» Given data:
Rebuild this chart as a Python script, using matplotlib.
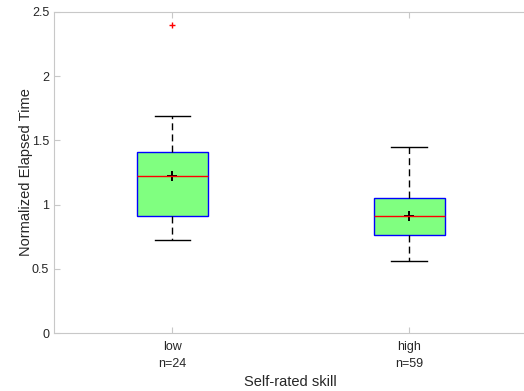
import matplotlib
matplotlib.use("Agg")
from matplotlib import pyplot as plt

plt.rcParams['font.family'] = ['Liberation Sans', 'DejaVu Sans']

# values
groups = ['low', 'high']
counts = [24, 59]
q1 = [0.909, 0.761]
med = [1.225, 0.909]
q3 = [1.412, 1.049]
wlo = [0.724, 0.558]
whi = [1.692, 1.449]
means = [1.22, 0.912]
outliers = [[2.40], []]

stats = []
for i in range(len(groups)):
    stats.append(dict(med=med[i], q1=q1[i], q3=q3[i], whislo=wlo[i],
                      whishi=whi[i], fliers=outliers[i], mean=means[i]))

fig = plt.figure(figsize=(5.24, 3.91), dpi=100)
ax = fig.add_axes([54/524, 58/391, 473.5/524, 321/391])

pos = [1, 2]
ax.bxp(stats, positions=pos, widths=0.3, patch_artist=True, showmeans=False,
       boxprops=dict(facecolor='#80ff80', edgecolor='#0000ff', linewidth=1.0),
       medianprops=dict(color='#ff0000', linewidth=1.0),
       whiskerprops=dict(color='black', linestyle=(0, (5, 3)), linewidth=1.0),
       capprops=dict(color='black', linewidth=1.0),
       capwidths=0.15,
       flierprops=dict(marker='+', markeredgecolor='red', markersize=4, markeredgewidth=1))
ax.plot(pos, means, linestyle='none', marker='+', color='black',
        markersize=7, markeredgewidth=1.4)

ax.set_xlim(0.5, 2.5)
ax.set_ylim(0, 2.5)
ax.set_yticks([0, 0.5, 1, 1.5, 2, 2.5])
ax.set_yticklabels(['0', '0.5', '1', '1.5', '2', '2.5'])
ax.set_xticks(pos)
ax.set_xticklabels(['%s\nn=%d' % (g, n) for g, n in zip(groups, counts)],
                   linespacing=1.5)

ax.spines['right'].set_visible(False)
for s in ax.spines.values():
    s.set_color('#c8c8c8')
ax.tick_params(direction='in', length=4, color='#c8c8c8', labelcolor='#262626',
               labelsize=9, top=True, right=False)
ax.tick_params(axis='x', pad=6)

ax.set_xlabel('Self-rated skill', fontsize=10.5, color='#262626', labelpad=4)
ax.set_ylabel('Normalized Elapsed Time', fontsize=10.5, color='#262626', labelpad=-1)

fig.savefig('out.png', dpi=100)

» Objective:
Repeat, word for word and with no pictures, only the lines running from the beginning of the data to the line that contains "ax = fig.add_axes([54/524, 58/391, 473.5/524, 321/391])".

» Solution for this exercise:
Rebuild this chart as a Python script, using matplotlib.
import matplotlib
matplotlib.use("Agg")
from matplotlib import pyplot as plt

plt.rcParams['font.family'] = ['Liberation Sans', 'DejaVu Sans']

# values
groups = ['low', 'high']
counts = [24, 59]
q1 = [0.909, 0.761]
med = [1.225, 0.909]
q3 = [1.412, 1.049]
wlo = [0.724, 0.558]
whi = [1.692, 1.449]
means = [1.22, 0.912]
outliers = [[2.40], []]

stats = []
for i in range(len(groups)):
    stats.append(dict(med=med[i], q1=q1[i], q3=q3[i], whislo=wlo[i],
                      whishi=whi[i], fliers=outliers[i], mean=means[i]))

fig = plt.figure(figsize=(5.24, 3.91), dpi=100)
ax = fig.add_axes([54/524, 58/391, 473.5/524, 321/391])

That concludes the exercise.